CHALLENGE:
Say how many lines contain the word "that" and give no other text.

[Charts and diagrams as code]
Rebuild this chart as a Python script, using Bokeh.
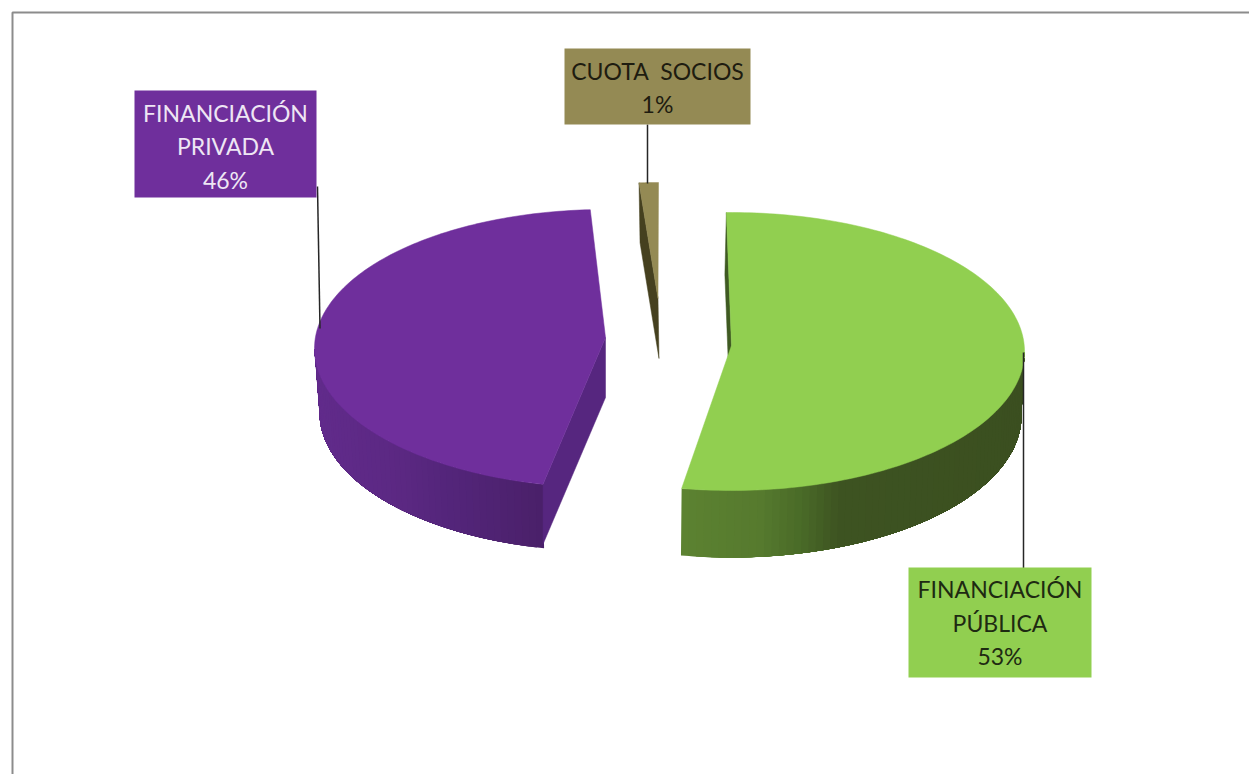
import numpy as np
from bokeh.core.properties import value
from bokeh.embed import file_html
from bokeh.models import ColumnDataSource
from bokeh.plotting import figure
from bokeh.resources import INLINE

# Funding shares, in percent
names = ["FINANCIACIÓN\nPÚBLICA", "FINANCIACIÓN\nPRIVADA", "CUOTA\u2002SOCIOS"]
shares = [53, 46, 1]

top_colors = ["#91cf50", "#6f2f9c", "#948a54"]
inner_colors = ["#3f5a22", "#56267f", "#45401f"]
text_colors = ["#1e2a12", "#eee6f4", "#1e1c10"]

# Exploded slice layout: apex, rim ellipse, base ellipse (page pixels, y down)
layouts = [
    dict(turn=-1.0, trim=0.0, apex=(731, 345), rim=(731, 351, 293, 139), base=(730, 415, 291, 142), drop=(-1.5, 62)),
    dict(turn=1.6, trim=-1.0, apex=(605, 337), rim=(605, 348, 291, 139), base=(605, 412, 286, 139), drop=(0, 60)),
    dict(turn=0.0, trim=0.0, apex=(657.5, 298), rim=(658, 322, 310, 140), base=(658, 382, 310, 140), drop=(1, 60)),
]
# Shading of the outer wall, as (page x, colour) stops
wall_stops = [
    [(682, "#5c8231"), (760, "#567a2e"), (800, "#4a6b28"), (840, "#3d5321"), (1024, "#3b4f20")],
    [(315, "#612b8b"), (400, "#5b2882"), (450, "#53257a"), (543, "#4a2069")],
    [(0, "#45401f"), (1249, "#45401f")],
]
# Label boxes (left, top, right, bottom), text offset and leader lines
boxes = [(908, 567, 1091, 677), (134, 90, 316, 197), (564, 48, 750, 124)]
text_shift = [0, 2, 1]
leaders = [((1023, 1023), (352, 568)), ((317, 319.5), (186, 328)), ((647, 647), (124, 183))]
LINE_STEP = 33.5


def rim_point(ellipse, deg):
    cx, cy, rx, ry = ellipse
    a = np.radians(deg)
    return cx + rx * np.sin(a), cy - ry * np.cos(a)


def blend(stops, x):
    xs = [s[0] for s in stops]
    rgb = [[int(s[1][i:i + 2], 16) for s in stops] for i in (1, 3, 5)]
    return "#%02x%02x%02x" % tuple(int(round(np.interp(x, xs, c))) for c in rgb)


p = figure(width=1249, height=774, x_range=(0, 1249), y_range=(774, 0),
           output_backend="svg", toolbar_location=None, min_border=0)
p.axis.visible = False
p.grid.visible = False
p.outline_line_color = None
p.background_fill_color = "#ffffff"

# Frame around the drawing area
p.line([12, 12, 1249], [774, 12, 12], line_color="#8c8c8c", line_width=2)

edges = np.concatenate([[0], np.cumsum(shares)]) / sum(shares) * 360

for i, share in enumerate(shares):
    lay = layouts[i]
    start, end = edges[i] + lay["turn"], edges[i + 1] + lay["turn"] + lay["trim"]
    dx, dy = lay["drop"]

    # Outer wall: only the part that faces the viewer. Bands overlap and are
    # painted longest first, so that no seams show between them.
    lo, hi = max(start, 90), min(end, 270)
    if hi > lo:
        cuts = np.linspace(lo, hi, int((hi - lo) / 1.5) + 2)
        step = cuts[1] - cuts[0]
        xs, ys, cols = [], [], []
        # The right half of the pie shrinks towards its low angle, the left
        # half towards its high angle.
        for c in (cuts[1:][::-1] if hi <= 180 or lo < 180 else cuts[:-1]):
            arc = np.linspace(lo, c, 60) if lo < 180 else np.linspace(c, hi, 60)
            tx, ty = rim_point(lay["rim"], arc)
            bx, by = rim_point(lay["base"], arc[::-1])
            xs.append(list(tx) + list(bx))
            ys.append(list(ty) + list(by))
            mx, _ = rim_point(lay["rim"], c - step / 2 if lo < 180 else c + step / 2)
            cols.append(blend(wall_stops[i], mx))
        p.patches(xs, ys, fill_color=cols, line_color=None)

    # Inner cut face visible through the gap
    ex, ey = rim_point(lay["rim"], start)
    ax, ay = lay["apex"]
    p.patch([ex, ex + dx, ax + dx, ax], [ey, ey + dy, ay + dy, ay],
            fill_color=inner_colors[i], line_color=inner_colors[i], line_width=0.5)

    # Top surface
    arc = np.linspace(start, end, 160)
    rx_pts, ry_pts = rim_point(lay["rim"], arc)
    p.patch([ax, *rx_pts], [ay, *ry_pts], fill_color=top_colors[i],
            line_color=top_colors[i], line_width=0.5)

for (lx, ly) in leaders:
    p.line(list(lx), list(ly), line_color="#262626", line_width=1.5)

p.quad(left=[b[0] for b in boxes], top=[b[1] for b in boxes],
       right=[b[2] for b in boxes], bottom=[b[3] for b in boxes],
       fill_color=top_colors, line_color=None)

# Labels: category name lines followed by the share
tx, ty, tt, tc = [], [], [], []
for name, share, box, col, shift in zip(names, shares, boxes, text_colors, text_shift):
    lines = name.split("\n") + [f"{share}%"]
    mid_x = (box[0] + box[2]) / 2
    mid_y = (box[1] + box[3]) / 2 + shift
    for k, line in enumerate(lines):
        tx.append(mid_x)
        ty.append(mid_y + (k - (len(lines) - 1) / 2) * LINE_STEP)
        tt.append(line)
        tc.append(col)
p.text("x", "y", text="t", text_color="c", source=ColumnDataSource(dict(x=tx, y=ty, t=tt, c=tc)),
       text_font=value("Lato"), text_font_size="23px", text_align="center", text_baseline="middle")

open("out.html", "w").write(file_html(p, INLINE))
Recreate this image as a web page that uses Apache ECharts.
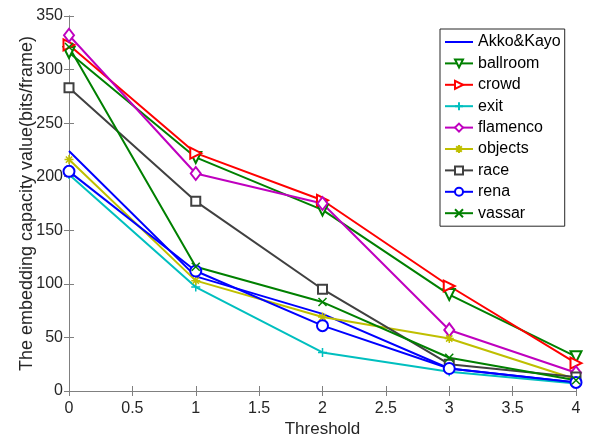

COMPLETE RESPONSE:
3